● **TASK STATEMENT**: Copy all lines holding the word "code" from the entries.

● **ENTRIES**:
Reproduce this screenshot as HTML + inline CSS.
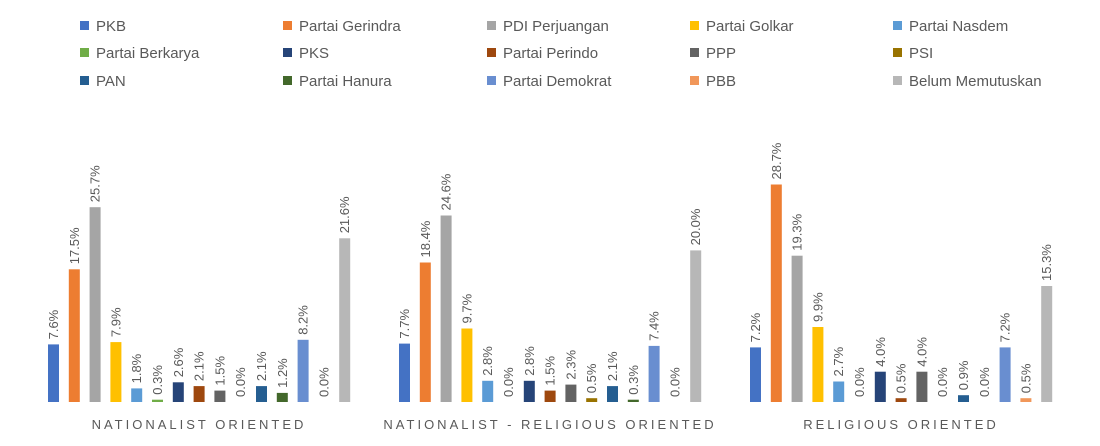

--

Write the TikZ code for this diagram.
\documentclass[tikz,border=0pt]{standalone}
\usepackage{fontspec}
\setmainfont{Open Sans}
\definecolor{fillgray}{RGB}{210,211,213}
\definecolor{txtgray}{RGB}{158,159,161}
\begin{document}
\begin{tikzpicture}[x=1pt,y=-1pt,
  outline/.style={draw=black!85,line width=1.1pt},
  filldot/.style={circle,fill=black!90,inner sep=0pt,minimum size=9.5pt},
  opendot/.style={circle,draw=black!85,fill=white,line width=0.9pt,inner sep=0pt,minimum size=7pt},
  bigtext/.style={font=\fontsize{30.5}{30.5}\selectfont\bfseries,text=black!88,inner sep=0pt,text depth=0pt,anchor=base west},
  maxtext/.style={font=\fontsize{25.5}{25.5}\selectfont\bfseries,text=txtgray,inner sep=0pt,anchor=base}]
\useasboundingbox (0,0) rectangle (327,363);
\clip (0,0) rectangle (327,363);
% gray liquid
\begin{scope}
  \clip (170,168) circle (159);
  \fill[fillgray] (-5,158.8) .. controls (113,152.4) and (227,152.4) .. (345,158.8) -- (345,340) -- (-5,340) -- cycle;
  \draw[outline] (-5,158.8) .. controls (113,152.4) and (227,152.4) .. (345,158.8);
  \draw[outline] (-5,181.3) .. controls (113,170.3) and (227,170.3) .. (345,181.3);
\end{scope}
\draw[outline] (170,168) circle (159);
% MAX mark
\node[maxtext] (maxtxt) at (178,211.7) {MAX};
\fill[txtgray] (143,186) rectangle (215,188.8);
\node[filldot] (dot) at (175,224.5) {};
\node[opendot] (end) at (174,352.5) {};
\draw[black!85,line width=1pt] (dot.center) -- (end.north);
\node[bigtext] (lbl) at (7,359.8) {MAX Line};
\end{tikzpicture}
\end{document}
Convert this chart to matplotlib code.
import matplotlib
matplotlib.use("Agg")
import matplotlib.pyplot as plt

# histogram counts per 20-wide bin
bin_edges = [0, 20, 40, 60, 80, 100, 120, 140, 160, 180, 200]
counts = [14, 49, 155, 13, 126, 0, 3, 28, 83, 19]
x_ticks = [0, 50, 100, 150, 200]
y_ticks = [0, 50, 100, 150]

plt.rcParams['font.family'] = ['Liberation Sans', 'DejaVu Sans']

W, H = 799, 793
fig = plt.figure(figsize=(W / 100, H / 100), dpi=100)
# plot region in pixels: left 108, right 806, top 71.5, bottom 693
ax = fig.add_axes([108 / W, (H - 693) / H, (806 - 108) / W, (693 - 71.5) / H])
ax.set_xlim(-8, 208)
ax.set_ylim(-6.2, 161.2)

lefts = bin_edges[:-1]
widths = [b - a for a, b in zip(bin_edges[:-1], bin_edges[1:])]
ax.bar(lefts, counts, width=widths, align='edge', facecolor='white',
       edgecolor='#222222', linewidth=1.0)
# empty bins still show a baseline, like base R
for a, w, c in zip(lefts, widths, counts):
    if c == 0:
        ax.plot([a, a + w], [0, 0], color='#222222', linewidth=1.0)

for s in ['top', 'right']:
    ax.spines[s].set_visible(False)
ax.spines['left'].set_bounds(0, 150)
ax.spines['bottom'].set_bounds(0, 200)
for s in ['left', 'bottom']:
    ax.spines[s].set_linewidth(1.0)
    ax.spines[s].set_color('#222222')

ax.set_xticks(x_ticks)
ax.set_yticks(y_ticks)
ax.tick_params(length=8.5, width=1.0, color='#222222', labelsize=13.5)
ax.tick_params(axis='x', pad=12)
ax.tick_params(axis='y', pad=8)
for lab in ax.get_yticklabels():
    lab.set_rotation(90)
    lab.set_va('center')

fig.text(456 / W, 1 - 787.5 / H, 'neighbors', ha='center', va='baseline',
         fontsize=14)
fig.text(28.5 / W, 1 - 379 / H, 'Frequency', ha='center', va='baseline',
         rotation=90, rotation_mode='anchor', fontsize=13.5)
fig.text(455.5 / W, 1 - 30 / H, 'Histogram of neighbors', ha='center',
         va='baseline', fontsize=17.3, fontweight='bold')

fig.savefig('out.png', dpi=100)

---

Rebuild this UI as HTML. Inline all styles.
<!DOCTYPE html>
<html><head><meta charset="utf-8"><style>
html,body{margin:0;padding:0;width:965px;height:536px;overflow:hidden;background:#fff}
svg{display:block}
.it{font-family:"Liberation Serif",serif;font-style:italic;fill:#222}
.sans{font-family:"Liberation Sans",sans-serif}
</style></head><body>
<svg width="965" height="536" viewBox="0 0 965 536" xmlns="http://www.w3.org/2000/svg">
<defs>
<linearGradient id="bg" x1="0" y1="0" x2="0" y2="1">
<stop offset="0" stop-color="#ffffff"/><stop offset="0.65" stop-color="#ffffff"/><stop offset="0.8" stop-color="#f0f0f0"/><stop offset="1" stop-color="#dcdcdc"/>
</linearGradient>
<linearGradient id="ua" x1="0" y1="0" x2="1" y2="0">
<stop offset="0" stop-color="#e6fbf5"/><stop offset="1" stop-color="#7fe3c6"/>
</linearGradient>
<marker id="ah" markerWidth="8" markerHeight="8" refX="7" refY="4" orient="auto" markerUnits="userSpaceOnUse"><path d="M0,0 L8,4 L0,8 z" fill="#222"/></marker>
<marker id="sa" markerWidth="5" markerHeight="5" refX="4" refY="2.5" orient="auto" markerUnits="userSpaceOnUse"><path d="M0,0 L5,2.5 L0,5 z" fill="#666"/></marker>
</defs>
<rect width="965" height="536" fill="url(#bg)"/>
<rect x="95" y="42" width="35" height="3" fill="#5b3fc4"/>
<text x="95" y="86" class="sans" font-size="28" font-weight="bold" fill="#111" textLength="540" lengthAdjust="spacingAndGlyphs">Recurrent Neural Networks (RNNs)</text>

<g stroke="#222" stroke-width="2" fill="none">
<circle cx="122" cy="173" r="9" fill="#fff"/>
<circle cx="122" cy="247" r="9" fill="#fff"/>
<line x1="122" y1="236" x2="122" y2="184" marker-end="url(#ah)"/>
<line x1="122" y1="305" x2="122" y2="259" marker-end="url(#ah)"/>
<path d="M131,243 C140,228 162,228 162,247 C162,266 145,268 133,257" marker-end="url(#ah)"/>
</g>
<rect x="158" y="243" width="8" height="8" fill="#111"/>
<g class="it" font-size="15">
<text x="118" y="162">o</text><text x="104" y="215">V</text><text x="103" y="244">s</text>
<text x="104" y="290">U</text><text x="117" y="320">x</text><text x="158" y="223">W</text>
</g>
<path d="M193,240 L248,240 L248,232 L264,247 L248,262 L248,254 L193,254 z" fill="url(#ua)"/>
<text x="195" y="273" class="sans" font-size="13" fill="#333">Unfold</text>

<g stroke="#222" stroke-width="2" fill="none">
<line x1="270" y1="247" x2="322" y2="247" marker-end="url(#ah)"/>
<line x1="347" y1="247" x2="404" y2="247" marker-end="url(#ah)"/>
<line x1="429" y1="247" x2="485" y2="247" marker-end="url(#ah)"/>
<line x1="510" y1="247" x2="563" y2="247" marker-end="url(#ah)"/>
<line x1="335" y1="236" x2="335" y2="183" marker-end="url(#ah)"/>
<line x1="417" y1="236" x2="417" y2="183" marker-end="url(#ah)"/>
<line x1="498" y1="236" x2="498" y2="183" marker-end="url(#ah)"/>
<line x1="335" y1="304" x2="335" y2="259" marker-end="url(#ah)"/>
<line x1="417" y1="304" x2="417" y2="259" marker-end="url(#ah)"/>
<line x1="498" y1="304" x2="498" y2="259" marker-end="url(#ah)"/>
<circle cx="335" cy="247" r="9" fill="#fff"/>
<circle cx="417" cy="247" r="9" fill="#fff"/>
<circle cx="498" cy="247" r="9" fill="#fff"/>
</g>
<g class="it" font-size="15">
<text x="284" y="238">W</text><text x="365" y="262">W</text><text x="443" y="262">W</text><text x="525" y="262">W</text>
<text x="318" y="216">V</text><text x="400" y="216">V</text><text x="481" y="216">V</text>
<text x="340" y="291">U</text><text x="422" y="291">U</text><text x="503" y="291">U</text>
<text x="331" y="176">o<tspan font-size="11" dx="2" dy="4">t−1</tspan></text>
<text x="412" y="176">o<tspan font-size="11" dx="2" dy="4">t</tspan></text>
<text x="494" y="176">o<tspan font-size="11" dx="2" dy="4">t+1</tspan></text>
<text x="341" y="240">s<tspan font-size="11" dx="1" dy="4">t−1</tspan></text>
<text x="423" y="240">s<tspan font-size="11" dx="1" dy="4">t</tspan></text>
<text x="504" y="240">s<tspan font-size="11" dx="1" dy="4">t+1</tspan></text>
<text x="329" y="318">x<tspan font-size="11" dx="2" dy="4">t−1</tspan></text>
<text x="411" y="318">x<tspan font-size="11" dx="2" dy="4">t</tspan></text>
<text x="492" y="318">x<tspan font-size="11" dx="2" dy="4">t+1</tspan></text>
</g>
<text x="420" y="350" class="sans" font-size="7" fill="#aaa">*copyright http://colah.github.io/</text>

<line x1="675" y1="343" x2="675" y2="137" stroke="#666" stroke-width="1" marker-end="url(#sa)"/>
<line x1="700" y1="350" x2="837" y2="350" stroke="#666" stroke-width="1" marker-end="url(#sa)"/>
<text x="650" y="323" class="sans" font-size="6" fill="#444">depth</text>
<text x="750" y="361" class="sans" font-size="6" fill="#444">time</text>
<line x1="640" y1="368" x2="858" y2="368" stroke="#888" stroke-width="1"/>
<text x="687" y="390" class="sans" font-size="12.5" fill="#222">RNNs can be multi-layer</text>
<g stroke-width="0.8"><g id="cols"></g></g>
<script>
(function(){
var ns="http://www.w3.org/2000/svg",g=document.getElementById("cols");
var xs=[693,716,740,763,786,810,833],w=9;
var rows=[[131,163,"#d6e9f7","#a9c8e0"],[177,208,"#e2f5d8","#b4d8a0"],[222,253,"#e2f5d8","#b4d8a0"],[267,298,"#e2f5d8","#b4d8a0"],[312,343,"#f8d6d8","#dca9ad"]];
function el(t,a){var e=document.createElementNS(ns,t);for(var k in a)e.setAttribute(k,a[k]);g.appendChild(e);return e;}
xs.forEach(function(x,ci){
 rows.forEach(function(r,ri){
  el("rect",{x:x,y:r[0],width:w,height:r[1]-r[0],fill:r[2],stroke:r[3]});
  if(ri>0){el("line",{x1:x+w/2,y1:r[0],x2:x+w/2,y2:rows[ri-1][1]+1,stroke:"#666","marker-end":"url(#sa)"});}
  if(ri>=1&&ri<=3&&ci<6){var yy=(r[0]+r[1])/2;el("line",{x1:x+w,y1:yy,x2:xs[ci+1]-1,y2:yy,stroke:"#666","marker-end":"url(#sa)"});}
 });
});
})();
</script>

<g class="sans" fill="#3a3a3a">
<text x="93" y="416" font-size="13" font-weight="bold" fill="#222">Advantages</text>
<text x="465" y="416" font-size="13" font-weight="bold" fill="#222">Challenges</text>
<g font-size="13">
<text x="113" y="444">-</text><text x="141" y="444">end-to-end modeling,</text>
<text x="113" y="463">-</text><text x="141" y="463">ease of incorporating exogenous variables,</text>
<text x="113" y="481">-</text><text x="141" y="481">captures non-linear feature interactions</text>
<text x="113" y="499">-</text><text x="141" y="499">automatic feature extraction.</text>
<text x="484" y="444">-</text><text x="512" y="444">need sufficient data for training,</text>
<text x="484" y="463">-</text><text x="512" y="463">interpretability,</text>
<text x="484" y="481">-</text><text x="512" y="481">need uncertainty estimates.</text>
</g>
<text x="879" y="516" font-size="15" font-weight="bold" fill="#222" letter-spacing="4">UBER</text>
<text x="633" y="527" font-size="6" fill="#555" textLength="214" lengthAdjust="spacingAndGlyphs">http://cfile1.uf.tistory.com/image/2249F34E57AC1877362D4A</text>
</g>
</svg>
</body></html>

● **COMPLETE RESPONSE**:
Write the TikZ code for this diagram.
Convert this chart to matplotlib code.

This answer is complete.